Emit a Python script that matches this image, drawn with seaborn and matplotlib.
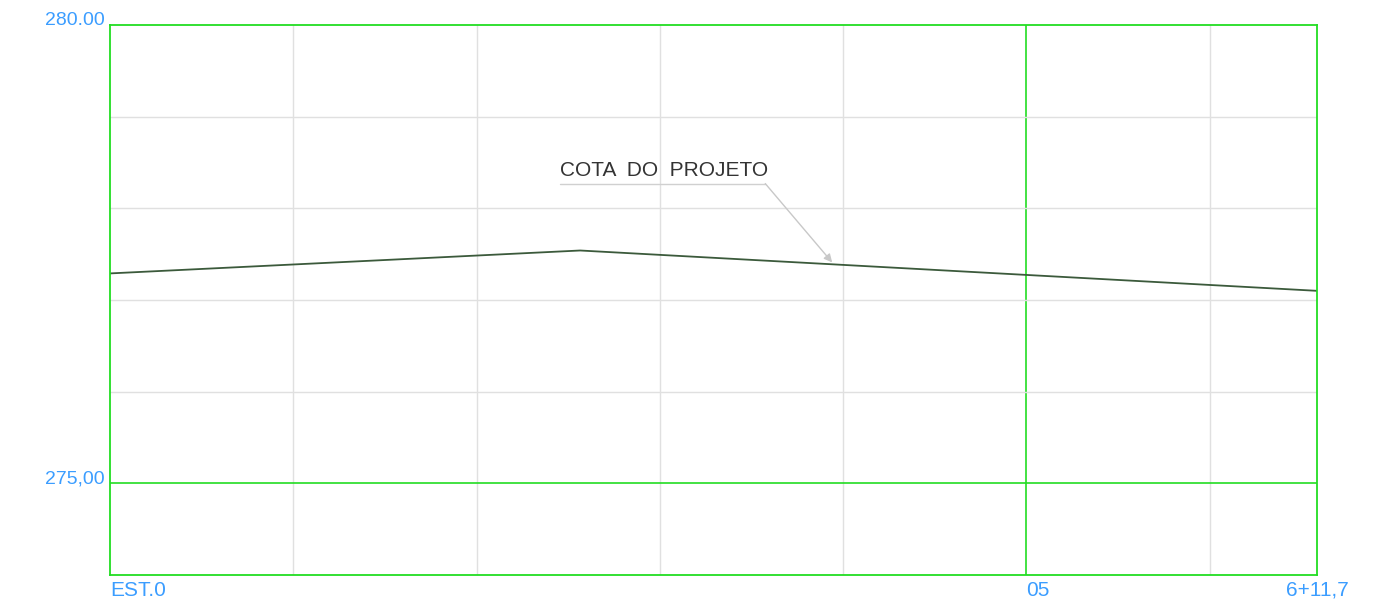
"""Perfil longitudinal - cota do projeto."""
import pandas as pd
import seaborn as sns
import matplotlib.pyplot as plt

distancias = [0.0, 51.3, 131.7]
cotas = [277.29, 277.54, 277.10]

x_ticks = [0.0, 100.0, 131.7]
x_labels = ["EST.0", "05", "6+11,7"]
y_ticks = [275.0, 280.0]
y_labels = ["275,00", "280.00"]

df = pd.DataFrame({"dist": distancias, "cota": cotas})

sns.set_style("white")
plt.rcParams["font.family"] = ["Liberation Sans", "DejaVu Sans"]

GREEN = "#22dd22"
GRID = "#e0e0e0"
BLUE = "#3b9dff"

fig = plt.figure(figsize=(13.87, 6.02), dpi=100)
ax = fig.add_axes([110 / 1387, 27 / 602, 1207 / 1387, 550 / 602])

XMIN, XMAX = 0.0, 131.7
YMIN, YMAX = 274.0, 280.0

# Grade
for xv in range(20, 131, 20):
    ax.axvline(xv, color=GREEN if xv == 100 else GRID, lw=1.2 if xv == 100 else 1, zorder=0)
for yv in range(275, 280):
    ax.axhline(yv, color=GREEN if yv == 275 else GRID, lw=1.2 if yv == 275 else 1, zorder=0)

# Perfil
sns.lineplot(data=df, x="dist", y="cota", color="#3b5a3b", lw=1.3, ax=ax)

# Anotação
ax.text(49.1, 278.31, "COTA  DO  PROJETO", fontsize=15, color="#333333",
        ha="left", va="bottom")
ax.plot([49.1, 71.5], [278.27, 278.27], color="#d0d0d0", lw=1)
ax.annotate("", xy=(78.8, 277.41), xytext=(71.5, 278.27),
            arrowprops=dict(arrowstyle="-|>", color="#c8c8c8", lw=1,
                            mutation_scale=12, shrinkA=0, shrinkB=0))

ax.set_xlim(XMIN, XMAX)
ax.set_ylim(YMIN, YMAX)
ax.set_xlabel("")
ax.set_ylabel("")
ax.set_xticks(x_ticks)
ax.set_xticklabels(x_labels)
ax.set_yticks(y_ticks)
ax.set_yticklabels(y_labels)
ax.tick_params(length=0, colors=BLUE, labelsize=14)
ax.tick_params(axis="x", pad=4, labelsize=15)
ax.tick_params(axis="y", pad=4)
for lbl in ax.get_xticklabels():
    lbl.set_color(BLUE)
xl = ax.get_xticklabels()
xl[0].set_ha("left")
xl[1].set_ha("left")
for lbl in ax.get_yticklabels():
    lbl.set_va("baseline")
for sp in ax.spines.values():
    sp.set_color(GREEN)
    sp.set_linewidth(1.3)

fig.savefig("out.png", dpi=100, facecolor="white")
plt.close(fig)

━━━

Produce an exact copy of each line of data, skipping embedded images.

Emit a Python script that matches this image, drawn with seaborn and matplotlib.
"""Perfil longitudinal - cota do projeto."""
import pandas as pd
import seaborn as sns
import matplotlib.pyplot as plt

distancias = [0.0, 51.3, 131.7]
cotas = [277.29, 277.54, 277.10]

x_ticks = [0.0, 100.0, 131.7]
x_labels = ["EST.0", "05", "6+11,7"]
y_ticks = [275.0, 280.0]
y_labels = ["275,00", "280.00"]

df = pd.DataFrame({"dist": distancias, "cota": cotas})

sns.set_style("white")
plt.rcParams["font.family"] = ["Liberation Sans", "DejaVu Sans"]

GREEN = "#22dd22"
GRID = "#e0e0e0"
BLUE = "#3b9dff"

fig = plt.figure(figsize=(13.87, 6.02), dpi=100)
ax = fig.add_axes([110 / 1387, 27 / 602, 1207 / 1387, 550 / 602])

XMIN, XMAX = 0.0, 131.7
YMIN, YMAX = 274.0, 280.0

# Grade
for xv in range(20, 131, 20):
    ax.axvline(xv, color=GREEN if xv == 100 else GRID, lw=1.2 if xv == 100 else 1, zorder=0)
for yv in range(275, 280):
    ax.axhline(yv, color=GREEN if yv == 275 else GRID, lw=1.2 if yv == 275 else 1, zorder=0)

# Perfil
sns.lineplot(data=df, x="dist", y="cota", color="#3b5a3b", lw=1.3, ax=ax)

# Anotação
ax.text(49.1, 278.31, "COTA  DO  PROJETO", fontsize=15, color="#333333",
        ha="left", va="bottom")
ax.plot([49.1, 71.5], [278.27, 278.27], color="#d0d0d0", lw=1)
ax.annotate("", xy=(78.8, 277.41), xytext=(71.5, 278.27),
            arrowprops=dict(arrowstyle="-|>", color="#c8c8c8", lw=1,
                            mutation_scale=12, shrinkA=0, shrinkB=0))

ax.set_xlim(XMIN, XMAX)
ax.set_ylim(YMIN, YMAX)
ax.set_xlabel("")
ax.set_ylabel("")
ax.set_xticks(x_ticks)
ax.set_xticklabels(x_labels)
ax.set_yticks(y_ticks)
ax.set_yticklabels(y_labels)
ax.tick_params(length=0, colors=BLUE, labelsize=14)
ax.tick_params(axis="x", pad=4, labelsize=15)
ax.tick_params(axis="y", pad=4)
for lbl in ax.get_xticklabels():
    lbl.set_color(BLUE)
xl = ax.get_xticklabels()
xl[0].set_ha("left")
xl[1].set_ha("left")
for lbl in ax.get_yticklabels():
    lbl.set_va("baseline")
for sp in ax.spines.values():
    sp.set_color(GREEN)
    sp.set_linewidth(1.3)

fig.savefig("out.png", dpi=100, facecolor="white")
plt.close(fig)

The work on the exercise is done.